Unfortunately, history will show this pattern of economic boom and bust repeating itself in  America every two decades or so – thus the panics of 1837, 1857, 1873, 1893, 1907, 1929, and so forth.

Many lives are damaged by its effects. 

In Pennsylvania, land values plummet from $150 per acre in 1815 to $35 in 1819. Over 50,000 men are unemployed in Philadelphia, and some 1800 are sent to debtor’s prison. Beggars appear on city streets, along with soup kitchens and homeless shelters.  

Senator John Calhoun sums up conditions in 1820:  

There has been within these two years an immense revolution of fortunes in every part of the Union; enormous numbers of persons utterly ruined; multitudes in deep distress. 

In the end, the depression extends over six years, roughly from 1815 to 1820 – although GDP per capita remains depressed until many years later.
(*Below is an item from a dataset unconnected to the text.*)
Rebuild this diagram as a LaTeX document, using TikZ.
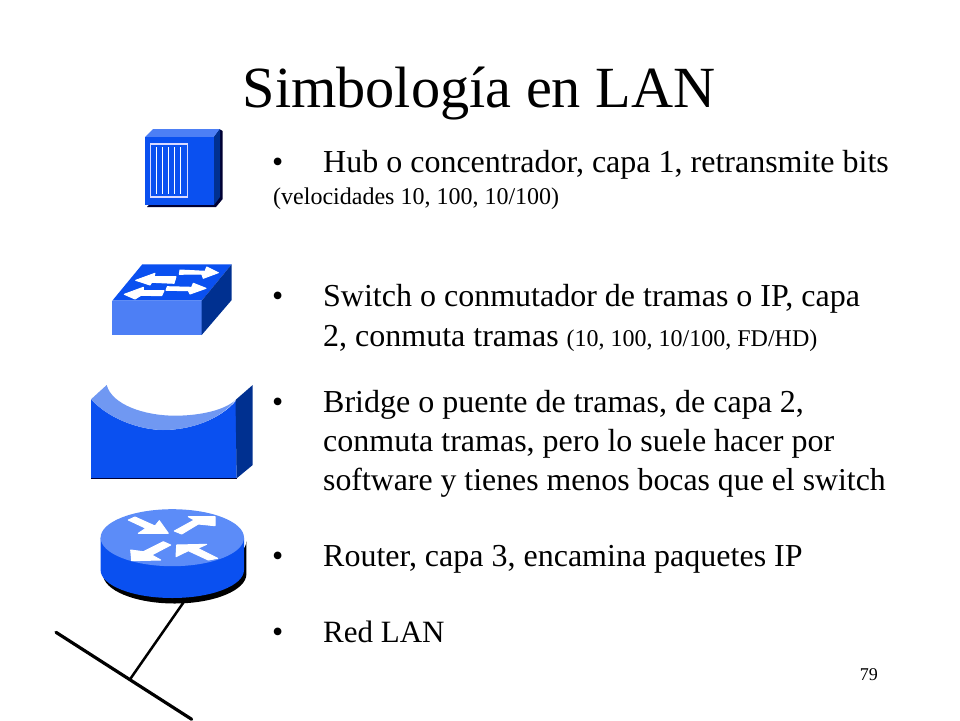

GDP Trends During The Depression Following The War Of 1812 
1814 1815 1816 1817 1818 1819 1820 1821 1822 1823 1824 1825
$  0001,078 925 819 769 737 726 710 735 805 759 754 822
%  Ch11% (14%) (11%) (6%) (4%) (2%) (2%) 3% 9% (6%) (1%) 9%
Per  Cap$133 111 96 87 81 78 74 74 79 72 70 74

Government policies do not escape criticism during the downturn – and ominously some of the anger takes on a sectional tone. 

When first passed in April 1816, the “Dallas Tariff” on imported goods is almost universally approved.  

But three years later, as the depression drags on with Monroe in office, it begins to come under attack. 

The South wants the tariff lowered — so that prices on finished goods (e.g. clothing) from Europe will fall, domestic sales will grow, and the export market for raw cotton will spike up, along with planter’s profits. 

New Englanders want exactly the opposite. Aside from raising federal revenue, the tariff was adopted to “protect” American manufacturing of finished goods – by keeping the prices of domestically produced goods below their European competition.

This North-South tension over the tariff is soon to be further fueled in 1820 by controversies surrounding admission of Missouri as the 23rd state in the Union.